If you ever wondered what happens when a living mountain collides with a mustachioed brawler, look no further than the infamous Taro Akebono vs. Don Frye matchup, a spectacle that made even the most jaded fight fans do a double-take. This was not just a fight; it was a physics experiment gone rogue.
Don Frye vs. Taro Akebono
Let’s set the stage: Taro Akebono was sumo’s first non-Japanese yokozuna, a title so rare there have only been 67 in sumo’s multi-millennial history. At his peak, Akebono stood 6’8″ (some say 6’11” if you ask Frye, who had to keep craning his neck to find the man’s face) and weighed in at a scale-busting 500-plus pounds. He was an 11-time sumo tournament champion, a cultural bridge between Japan and the West, and a human wall who could push grown men out of a ring with a single shove.

After retiring from sumo in 2001, Akebono dabbled in everything from pro wrestling, kickboxing, to MMA, where his record – let’s say – didn’t quite match his sumo pedigree.
Across the ring: Don Frye, a true MMA pioneer and all-American tough guy, fresh off a career that saw him win early UFC tournaments and throw hands with anyone, anywhere.
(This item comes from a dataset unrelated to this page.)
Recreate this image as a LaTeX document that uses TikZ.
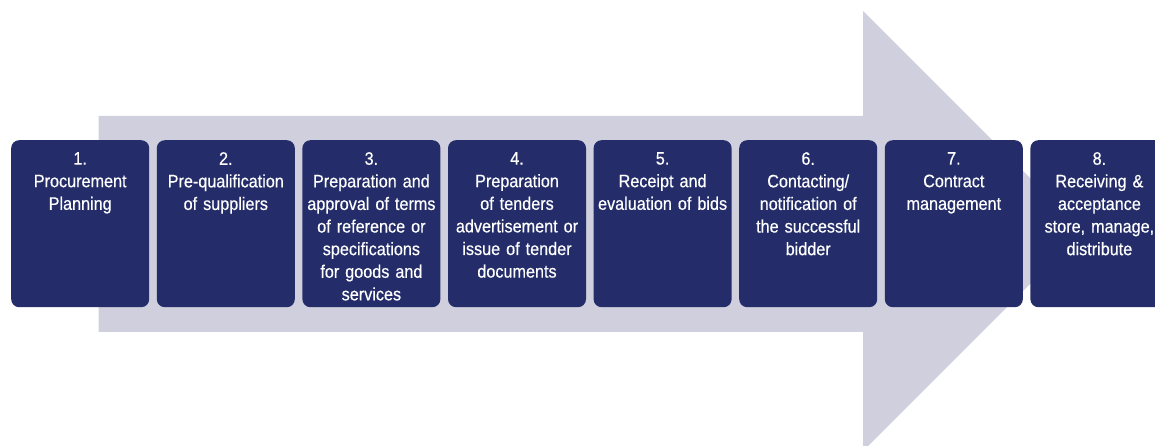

Frye was never the biggest heavyweight, but he was built like a fire hydrant and twice as stubborn. By the time he met Akebono in 2006, Frye had already cemented his legacy as a brawler with a granite chin, a wrestling base, and a mustache that could cut glass.
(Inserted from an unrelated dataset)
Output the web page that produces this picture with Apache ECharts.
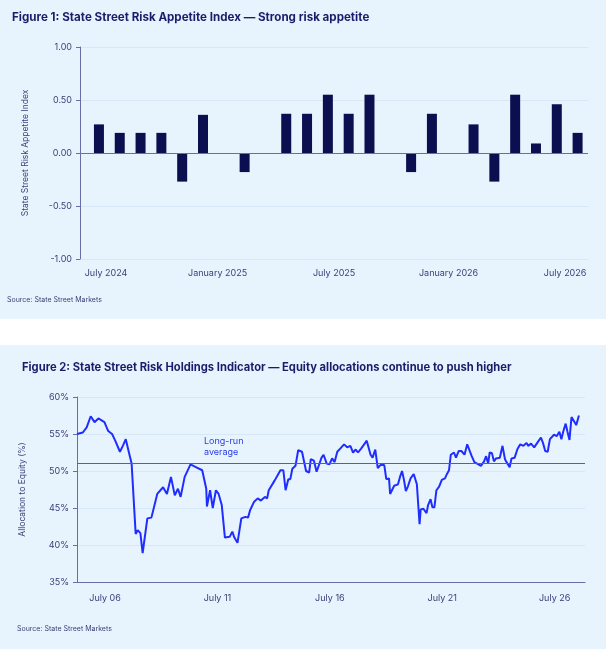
<!DOCTYPE html>
<html>
<head>
<meta charset="utf-8">
<script src="https://cdn.jsdelivr.net/npm/echarts@6/dist/echarts.min.js"></script>
<style>html,body{margin:0;padding:0;background:#fff}#main{width:612px;height:656px}</style>
</head>
<body>
<div id="main"></div>
<script>
// Figure 1: bar slots (monthly-ish), null = no bar
var barValues = [0.27, 0.19, 0.19, 0.19, -0.27, 0.36, null, -0.18, null, 0.37, 0.37, 0.55, 0.37, 0.55, null, -0.18, 0.37, null, 0.27, -0.27, 0.55, 0.09, 0.46, 0.19];
var barTickPos = [0.34, 5.7, 11.3, 16.8, 22.4];
var barTickLabels = ['July 2024', 'January 2025', 'July 2025', 'January 2026', 'July 2026'];

// Figure 2: allocation to equity (%), decimal years
var eqYears = [2005.25, 2005.51, 2005.68, 2005.86, 2006.03, 2006.2, 2006.47, 2006.64, 2006.81, 2006.95, 2007.16, 2007.29, 2007.42, 2007.6, 2007.68, 2007.86, 2007.95, 2008.07, 2008.17,
  2008.38, 2008.56, 2008.82, 2009.08, 2009.25, 2009.43, 2009.6, 2009.74, 2009.86, 2010.04, 2010.12, 2010.3, 2010.56, 2010.82, 2011.0, 2011.03, 2011.17, 2011.29, 2011.43, 2011.55, 2011.69, 2011.83,
  2012.04, 2012.16, 2012.25, 2012.39, 2012.56, 2012.74, 2012.86, 2012.95, 2013.12, 2013.29, 2013.43, 2013.61, 2013.71, 2013.78, 2014.04, 2014.17, 2014.3, 2014.43, 2014.53, 2014.65, 2014.74, 2014.83, 2014.97,
  2015.09, 2015.26, 2015.44, 2015.58, 2015.65, 2015.79, 2015.91, 2016.13, 2016.22, 2016.36, 2016.48, 2016.6, 2016.71, 2016.83, 2016.95, 2017.13, 2017.27, 2017.41, 2017.53, 2017.65, 2017.75, 2017.88, 2018.0,
  2018.14, 2018.31, 2018.4, 2018.52, 2018.63, 2018.75, 2018.92, 2019.01, 2019.13, 2019.18, 2019.36, 2019.53, 2019.62, 2019.71, 2019.79, 2019.88, 2019.97, 2020.09, 2020.23, 2020.37, 2020.49, 2020.54,
  2020.66, 2020.8, 2020.87, 2020.98, 2021.06, 2021.15, 2021.24, 2021.36, 2021.48, 2021.62, 2021.71, 2021.8, 2021.88, 2021.94, 2022.02, 2022.11, 2022.23, 2022.35, 2022.49, 2022.61, 2022.81, 2022.93,
  2023.05, 2023.22, 2023.36, 2023.45, 2023.54, 2023.61, 2023.71, 2023.8, 2023.89, 2024.06, 2024.18, 2024.29, 2024.36, 2024.5, 2024.58, 2024.72, 2024.85, 2024.97, 2025.11, 2025.25, 2025.32, 2025.45,
  2025.59, 2025.77, 2025.89, 2025.98, 2026.08, 2026.19, 2026.29, 2026.47, 2026.59, 2026.71, 2026.8, 2026.88, 2026.99, 2027.07, 2027.16, 2027.25, 2027.46, 2027.58, 2027.72];
var eqValues = [55.0, 55.2, 55.9, 57.4, 56.6, 57.1, 56.6, 55.4, 55.0, 54.1, 52.6, 53.4, 54.3, 52.0, 51.0, 41.5, 42.0, 41.6, 38.9,
  43.6, 43.7, 46.9, 47.8, 46.9, 49.2, 46.7, 47.6, 46.5, 49.2, 49.2, 50.9, 50.5, 50.1, 47.6, 45.2, 47.4, 45.0, 47.4, 46.9, 45.4, 41.0,
  41.1, 41.8, 41.0, 40.3, 43.6, 43.8, 43.7, 44.7, 45.8, 46.3, 46.0, 46.5, 46.3, 47.4, 48.7, 49.4, 50.1, 50.1, 47.4, 48.9, 48.9, 50.3, 50.7,
  52.8, 52.6, 50.0, 49.8, 51.6, 51.4, 49.9, 51.8, 52.2, 51.0, 50.9, 51.7, 51.2, 52.6, 53.0, 53.6, 53.2, 53.4, 52.5, 52.9, 52.5, 53.0, 53.5,
  54.1, 52.2, 51.8, 52.9, 50.4, 50.8, 50.8, 48.9, 49.0, 46.9, 48.0, 48.2, 49.2, 50.0, 48.9, 47.3, 47.9, 49.0, 49.6, 48.2, 42.8,
  44.8, 44.9, 44.3, 45.4, 46.2, 45.1, 45.1, 47.4, 47.9, 48.8, 49.0, 49.6, 50.1, 52.2, 52.0, 52.5, 51.8, 52.7, 52.7, 52.2, 53.6, 52.0,
  51.2, 51.0, 50.7, 51.3, 52.0, 51.0, 52.5, 52.4, 51.3, 51.7, 51.8, 53.4, 51.6, 51.2, 50.5, 51.7, 51.8, 53.0, 53.6, 53.4, 53.8, 53.4,
  53.7, 53.2, 54.0, 54.5, 53.8, 52.7, 52.6, 54.3, 54.9, 54.7, 55.3, 54.3, 55.3, 56.4, 55.3, 54.2, 57.3, 56.2, 57.5];
var eqTickPos = [2006.5, 2011.5, 2016.5, 2021.5, 2026.5];
var eqTickLabels = ['July 06', 'July 11', 'July 16', 'July 21', 'July 26'];
var longRunAvg = 51.1;

var navy = '#1b1d6b';
var axisText = '#3b3e78';
var font = 'Inter';

var barData = barValues.map(function (v, i) { return [i, v]; });
var lineData = eqYears.map(function (y, i) { return [y, eqValues[i]]; });

function lookup(pos, labels) {
  return function (v) {
    for (var i = 0; i < pos.length; i++) if (Math.abs(pos[i] - v) < 0.01) return labels[i];
    return '';
  };
}

var myChart = echarts.init(document.getElementById('main'));
var option = {
  textStyle: { fontFamily: font },
  graphic: [
    { type: 'rect', shape: { x: 0, y: 0, width: 606, height: 319 }, style: { fill: '#e8f4fd' }, z: -10 },
    { type: 'rect', shape: { x: 0, y: 345, width: 606, height: 304 }, style: { fill: '#e8f4fd' }, z: -10 },
    { type: 'text', left: 7, top: 296, style: { text: 'Source: State Street Markets', fill: axisText, font: '7px Inter' } },
    { type: 'text', left: 17, top: 625, style: { text: 'Source: State Street Markets', fill: axisText, font: '7px Inter' } },
    { type: 'text', left: 204, top: 436, style: { text: 'Long-run\naverage', fill: '#2a3be6', font: '9px Inter', align: 'center', lineHeight: 11 } }
  ],
  title: [
    { text: 'Figure 1: State Street Risk Appetite Index — Strong risk appetite', left: 7, top: 7,
      textStyle: { fontSize: 11.6, fontWeight: 'bold', color: navy, fontFamily: font } },
    { text: 'Figure 2: State Street Risk Holdings Indicator — Equity allocations continue to push higher', left: 17, top: 357,
      textStyle: { fontSize: 11.2, fontWeight: 'bold', color: navy, fontFamily: font } }
  ],
  grid: [
    { left: 80, right: 24, top: 47, bottom: 397 },
    { left: 77, right: 27, top: 397, bottom: 74 }
  ],
  xAxis: [
    { gridIndex: 0, type: 'value', min: -0.91, max: 23.5,
      axisLine: { show: false, onZero: false }, axisTick: { show: false }, splitLine: { show: false },
      axisLabel: { customValues: barTickPos, formatter: lookup(barTickPos, barTickLabels), color: axisText, fontSize: 9, margin: 10, fontFamily: font } },
    { gridIndex: 1, type: 'value', min: 2005.25, max: 2027.85,
      axisLine: { show: true, lineStyle: { color: '#6a6da8' } }, axisTick: { show: false }, splitLine: { show: false },
      axisLabel: { customValues: eqTickPos, formatter: lookup(eqTickPos, eqTickLabels), color: axisText, fontSize: 9, margin: 12, fontFamily: font } }
  ],
  yAxis: [
    { gridIndex: 0, type: 'value', min: -1, max: 1, interval: 0.5,
      name: 'State Street Risk Appetite Index', nameLocation: 'middle', nameGap: 50,
      nameTextStyle: { color: axisText, fontSize: 8.5, fontFamily: font },
      axisLine: { show: true, onZero: false, lineStyle: { color: '#6a6da8' } },
      axisTick: { show: true, length: 4, lineStyle: { color: '#6a6da8' } },
      splitLine: { lineStyle: { color: '#d6e8f7' } },
      axisLabel: { formatter: function (v) { return v.toFixed(2); }, color: axisText, fontSize: 9, fontFamily: font } },
    { gridIndex: 1, type: 'value', min: 35, max: 60, interval: 5,
      name: 'Allocation to Equity (%)', nameLocation: 'middle', nameGap: 50,
      nameTextStyle: { color: axisText, fontSize: 8.5, fontFamily: font },
      axisLine: { show: true, lineStyle: { color: '#6a6da8' } },
      axisTick: { show: true, length: 4, lineStyle: { color: '#6a6da8' } },
      splitLine: { lineStyle: { color: '#d6e8f7' } },
      axisLabel: { formatter: '{value}%', color: axisText, fontSize: 9, fontFamily: font } }
  ],
  series: [
    { type: 'bar', xAxisIndex: 0, yAxisIndex: 0, data: barData, barWidth: 10,
      itemStyle: { color: '#0b0f50' },
      markLine: { silent: true, symbol: 'none', label: { show: false },
        lineStyle: { color: '#6a6da8', type: 'solid', width: 1 }, data: [{ yAxis: 0 }] } },
    { type: 'line', xAxisIndex: 1, yAxisIndex: 1, data: lineData, showSymbol: false,
      lineStyle: { color: '#1f2eff', width: 2 },
      markLine: { silent: true, symbol: 'none', label: { show: false },
        lineStyle: { color: '#5a5ea0', type: 'solid', width: 1 }, data: [{ yAxis: longRunAvg }] } }
  ]
};
myChart.setOption(option);
</script>
</body>
</html>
Now, about that size difference: Don Frye, a sturdy 6’1” and around 220 pounds in his prime, looked like a regular-sized dad at a sumo family reunion. Akebono, at nearly 7 inches taller and more than double Frye’s weight, made the ring look like a child’s playpen. Frye himself, in a recent interview with Submission Radio, summed up the situation with characteristic bluntness:
“What a dumbass I am for signing this contract. Should have kept my mouth shut. He was the grand national sumo champion… He was so strong. Hands were gigantic. He’s like 6’11 and a half. You look up, you keep looking up.”
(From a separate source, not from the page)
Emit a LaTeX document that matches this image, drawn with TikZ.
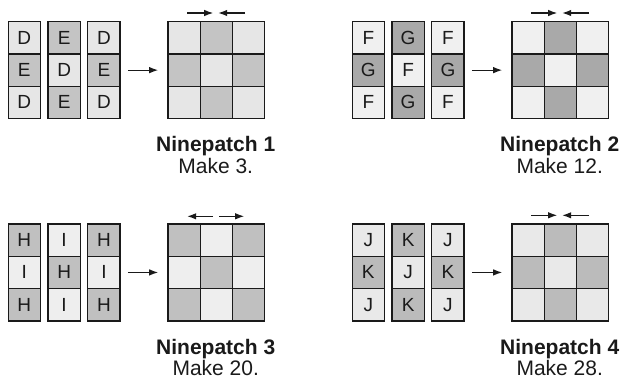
\documentclass[tikz,border=0pt]{standalone}
\usepackage{fontspec}
\setmainfont{Liberation Sans}
\usetikzlibrary{arrows.meta}
\definecolor{pOneL}{HTML}{E6E6E6}
\definecolor{pOneD}{HTML}{C4C4C4}
\definecolor{pTwoL}{HTML}{F0F0F0}
\definecolor{pTwoD}{HTML}{A9A9A9}
\definecolor{pThrL}{HTML}{EEEEEE}
\definecolor{pThrD}{HTML}{C0C0C0}
\definecolor{pFouL}{HTML}{E9E9E9}
\definecolor{pFouD}{HTML}{BBBBBB}
\definecolor{ink}{HTML}{1A1A1A}
\newcommand\ninepatch[9]{%
  \foreach \c in {1,2,3}{%
    \foreach \r in {1,2,3}{%
      \pgfmathtruncatemacro\parity{mod(\c+\r,2)}%
      \ifnum\parity=0 \def\L{#4}\def\C{#6}\else\def\L{#5}\def\C{#7}\fi
      \node[cell, fill=\C] (#3s\c\r) at ({#1+(\c-1)*39.8},{#2+(\r-1)*32.3}) {\L};
      \node[cell, fill=\C] (#3g\c\r) at ({#1+159.7+(\c-1)*32.3},{#2+(\r-1)*32.3}) {};
    }%
  }%
  \draw[conn, shorten <=7pt, shorten >=9pt] (#3s32.east) -- (#3g12.west);
  \node[titletext, anchor=base] (#3t) at ({#1+159.7+48.5},{#2+130.7}) {Ninepatch #8};
  \node[subtext, anchor=base] (#3m) at ({#1+159.7+48.5},{#2+152}) {Make #9.};
}
\newcommand\inarrows[1]{%
  \coordinate (#1a) at ([shift={(20,-8)}]#1g11.north west);
  \coordinate (#1b) at ([shift={(46,-8)}]#1g11.north west);
  \coordinate (#1c) at ([shift={(78,-8)}]#1g11.north west);
  \coordinate (#1d) at ([shift={(51,-8)}]#1g11.north west);
  \draw[conn] (#1a) -- (#1b);
  \draw[conn] (#1c) -- (#1d);
}
\newcommand\outarrows[1]{%
  \coordinate (#1a) at ([shift={(46,-7)}]#1g11.north west);
  \coordinate (#1b) at ([shift={(20,-7)}]#1g11.north west);
  \coordinate (#1c) at ([shift={(52,-7)}]#1g11.north west);
  \coordinate (#1d) at ([shift={(77,-7)}]#1g11.north west);
  \draw[conn] (#1a) -- (#1b);
  \draw[conn] (#1c) -- (#1d);
}
\begin{document}
\begin{tikzpicture}[x=1pt,y=-1pt,
  cell/.style={draw=ink, line width=1.35pt, minimum size=32.3pt, inner sep=0pt,
    anchor=north west, text=ink, font=\fontsize{19}{21}\selectfont},
  conn/.style={draw=ink, line width=1.15pt, -{Latex[length=9pt,width=6.5pt]}},
  titletext/.style={inner sep=0pt, text=ink, font=\fontsize{21}{24}\selectfont\bfseries},
  subtext/.style={inner sep=0pt, text=ink, font=\fontsize{21}{24}\selectfont}]
\useasboundingbox (0,0) rectangle (621,381);
\ninepatch{7.5}{21}{pa}{D}{E}{pOneL}{pOneD}{1}{3}
\inarrows{pa}
\ninepatch{351.5}{21}{pb}{F}{G}{pTwoL}{pTwoD}{2}{12}
\inarrows{pb}
\ninepatch{7.5}{223.3}{pc}{H}{I}{pThrD}{pThrL}{3}{20}
\outarrows{pc}
\ninepatch{351.5}{223.3}{pd}{J}{K}{pFouL}{pFouD}{4}{28}
\inarrows{pd}
\end{tikzpicture}
\end{document}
The fight itself was less a technical showcase and more a test of gravity and willpower. Akebono, true to his sumo roots, tried to squash Frye against the ropes, leaning all 500 pounds into the clinch. Don Frye, gasping for air and space, did what he does best: threw punches, kicks, dirty-boxed, and eventually managed to drop the giant and slap on a guillotine choke for the win. It was a victory for the underdog, or at least for anyone under 400 pounds.